What you should do. Collect every line in the records below that contains the word "this".

Provided information.
▽

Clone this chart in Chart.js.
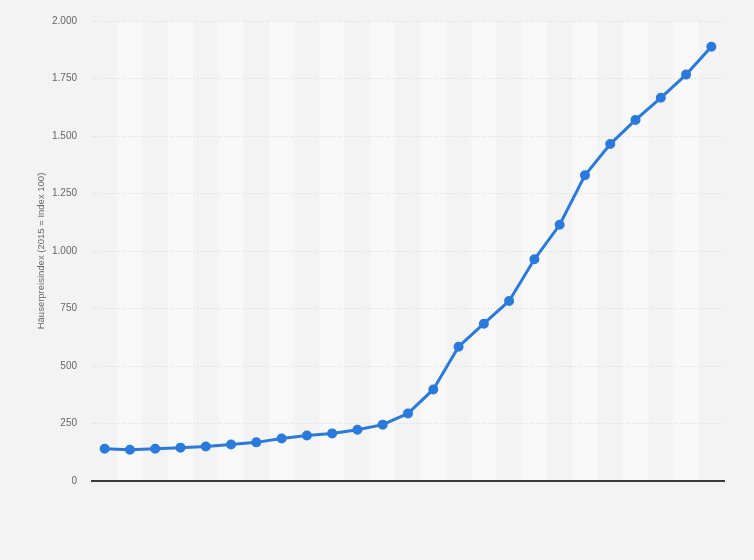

△
▽

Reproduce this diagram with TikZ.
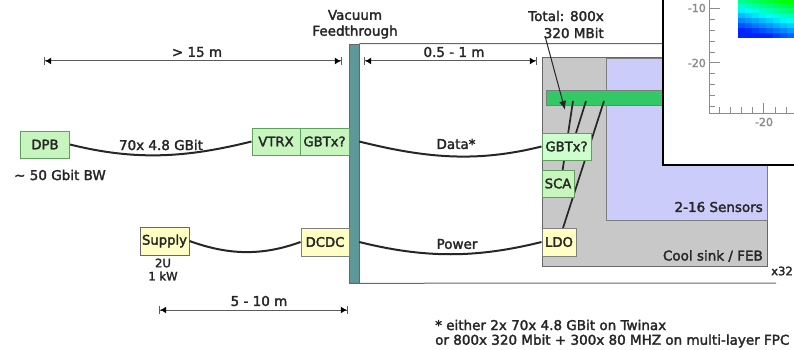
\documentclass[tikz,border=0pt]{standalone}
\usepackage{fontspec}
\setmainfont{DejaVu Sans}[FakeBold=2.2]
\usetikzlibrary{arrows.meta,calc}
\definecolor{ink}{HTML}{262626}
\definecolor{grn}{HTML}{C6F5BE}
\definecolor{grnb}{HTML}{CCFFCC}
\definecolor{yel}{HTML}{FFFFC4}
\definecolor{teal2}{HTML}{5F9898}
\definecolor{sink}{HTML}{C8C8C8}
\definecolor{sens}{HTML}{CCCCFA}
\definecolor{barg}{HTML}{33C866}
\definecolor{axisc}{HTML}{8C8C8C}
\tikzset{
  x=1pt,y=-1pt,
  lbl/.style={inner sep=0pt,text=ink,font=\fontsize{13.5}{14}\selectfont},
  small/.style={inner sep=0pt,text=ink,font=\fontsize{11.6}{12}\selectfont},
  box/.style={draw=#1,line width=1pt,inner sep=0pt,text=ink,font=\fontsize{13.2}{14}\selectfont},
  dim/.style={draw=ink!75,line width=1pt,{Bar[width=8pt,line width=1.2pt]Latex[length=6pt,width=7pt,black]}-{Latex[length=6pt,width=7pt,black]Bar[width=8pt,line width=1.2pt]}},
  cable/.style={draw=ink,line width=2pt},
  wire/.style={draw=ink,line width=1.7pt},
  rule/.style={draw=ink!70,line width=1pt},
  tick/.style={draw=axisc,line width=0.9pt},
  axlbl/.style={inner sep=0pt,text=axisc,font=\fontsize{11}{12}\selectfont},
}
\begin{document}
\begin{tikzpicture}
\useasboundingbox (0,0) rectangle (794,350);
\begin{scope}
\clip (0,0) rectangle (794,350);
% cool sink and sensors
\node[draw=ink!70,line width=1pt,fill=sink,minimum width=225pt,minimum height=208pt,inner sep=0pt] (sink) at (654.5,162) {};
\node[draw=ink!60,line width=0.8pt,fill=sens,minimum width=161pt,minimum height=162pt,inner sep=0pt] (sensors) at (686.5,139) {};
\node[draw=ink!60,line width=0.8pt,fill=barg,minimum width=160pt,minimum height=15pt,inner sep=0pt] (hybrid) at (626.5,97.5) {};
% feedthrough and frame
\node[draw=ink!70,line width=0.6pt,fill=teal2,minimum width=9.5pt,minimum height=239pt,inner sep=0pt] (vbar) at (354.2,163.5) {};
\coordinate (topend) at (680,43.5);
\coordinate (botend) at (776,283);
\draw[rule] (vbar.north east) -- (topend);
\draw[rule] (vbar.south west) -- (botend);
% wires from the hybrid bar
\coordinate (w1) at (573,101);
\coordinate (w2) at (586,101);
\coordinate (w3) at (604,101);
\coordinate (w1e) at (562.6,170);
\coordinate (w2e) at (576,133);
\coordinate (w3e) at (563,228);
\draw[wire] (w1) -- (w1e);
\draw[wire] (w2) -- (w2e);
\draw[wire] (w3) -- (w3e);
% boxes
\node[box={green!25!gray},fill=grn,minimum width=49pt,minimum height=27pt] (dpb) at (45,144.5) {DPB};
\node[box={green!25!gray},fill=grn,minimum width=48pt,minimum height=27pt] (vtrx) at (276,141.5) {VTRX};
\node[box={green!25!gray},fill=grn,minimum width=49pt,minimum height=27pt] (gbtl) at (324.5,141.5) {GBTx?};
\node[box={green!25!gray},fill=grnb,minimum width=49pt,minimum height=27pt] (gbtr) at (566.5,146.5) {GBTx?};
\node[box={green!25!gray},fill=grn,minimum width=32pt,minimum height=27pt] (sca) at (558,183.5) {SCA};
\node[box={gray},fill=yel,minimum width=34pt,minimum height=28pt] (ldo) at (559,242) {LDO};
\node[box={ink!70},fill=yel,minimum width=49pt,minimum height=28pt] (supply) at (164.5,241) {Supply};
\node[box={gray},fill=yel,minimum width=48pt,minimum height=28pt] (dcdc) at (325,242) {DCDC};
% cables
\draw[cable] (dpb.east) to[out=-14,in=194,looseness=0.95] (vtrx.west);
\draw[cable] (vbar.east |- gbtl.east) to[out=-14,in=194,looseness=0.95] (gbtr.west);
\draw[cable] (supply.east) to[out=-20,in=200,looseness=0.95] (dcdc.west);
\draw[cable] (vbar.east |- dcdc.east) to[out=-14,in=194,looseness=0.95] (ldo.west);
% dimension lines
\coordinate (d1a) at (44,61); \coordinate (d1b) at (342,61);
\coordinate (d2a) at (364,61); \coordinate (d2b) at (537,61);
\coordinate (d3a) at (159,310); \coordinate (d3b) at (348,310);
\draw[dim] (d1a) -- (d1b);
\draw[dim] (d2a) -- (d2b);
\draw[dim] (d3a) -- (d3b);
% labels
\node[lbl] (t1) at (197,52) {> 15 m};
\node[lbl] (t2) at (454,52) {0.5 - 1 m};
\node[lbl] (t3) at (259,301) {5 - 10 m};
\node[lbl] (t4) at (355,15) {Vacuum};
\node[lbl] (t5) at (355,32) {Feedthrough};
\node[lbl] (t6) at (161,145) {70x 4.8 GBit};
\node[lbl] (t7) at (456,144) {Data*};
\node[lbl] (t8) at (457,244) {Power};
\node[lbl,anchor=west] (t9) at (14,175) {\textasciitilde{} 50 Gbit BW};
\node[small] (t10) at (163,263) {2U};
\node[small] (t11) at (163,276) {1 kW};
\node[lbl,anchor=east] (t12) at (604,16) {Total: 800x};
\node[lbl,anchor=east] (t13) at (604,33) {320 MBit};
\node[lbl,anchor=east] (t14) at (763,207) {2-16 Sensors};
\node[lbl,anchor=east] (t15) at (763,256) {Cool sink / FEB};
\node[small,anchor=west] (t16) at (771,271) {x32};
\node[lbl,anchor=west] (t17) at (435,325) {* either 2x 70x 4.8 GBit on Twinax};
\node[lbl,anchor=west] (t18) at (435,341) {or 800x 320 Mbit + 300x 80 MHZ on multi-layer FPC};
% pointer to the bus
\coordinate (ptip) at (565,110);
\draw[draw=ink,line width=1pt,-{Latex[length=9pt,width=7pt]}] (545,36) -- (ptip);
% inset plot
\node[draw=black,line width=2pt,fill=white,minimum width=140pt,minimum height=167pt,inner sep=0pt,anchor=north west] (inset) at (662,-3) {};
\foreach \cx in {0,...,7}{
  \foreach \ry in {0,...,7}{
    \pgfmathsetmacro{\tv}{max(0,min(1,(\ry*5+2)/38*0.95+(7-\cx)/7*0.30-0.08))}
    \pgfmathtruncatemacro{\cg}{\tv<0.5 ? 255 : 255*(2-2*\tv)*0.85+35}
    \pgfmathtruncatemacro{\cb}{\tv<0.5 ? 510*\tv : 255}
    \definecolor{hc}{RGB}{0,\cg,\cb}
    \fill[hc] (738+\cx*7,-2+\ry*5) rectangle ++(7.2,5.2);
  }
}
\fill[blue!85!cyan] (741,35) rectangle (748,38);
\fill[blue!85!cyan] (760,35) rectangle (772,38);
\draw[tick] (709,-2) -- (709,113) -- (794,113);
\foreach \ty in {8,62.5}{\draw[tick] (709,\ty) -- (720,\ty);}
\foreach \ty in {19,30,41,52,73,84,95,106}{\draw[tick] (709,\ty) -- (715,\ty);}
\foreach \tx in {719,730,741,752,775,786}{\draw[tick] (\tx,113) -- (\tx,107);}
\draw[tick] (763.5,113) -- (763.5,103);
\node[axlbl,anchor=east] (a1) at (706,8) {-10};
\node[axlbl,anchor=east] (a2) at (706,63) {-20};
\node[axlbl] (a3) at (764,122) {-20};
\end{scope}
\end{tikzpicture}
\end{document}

△

Written answer.
Clone this chart in Chart.js.
Reproduce this diagram with TikZ.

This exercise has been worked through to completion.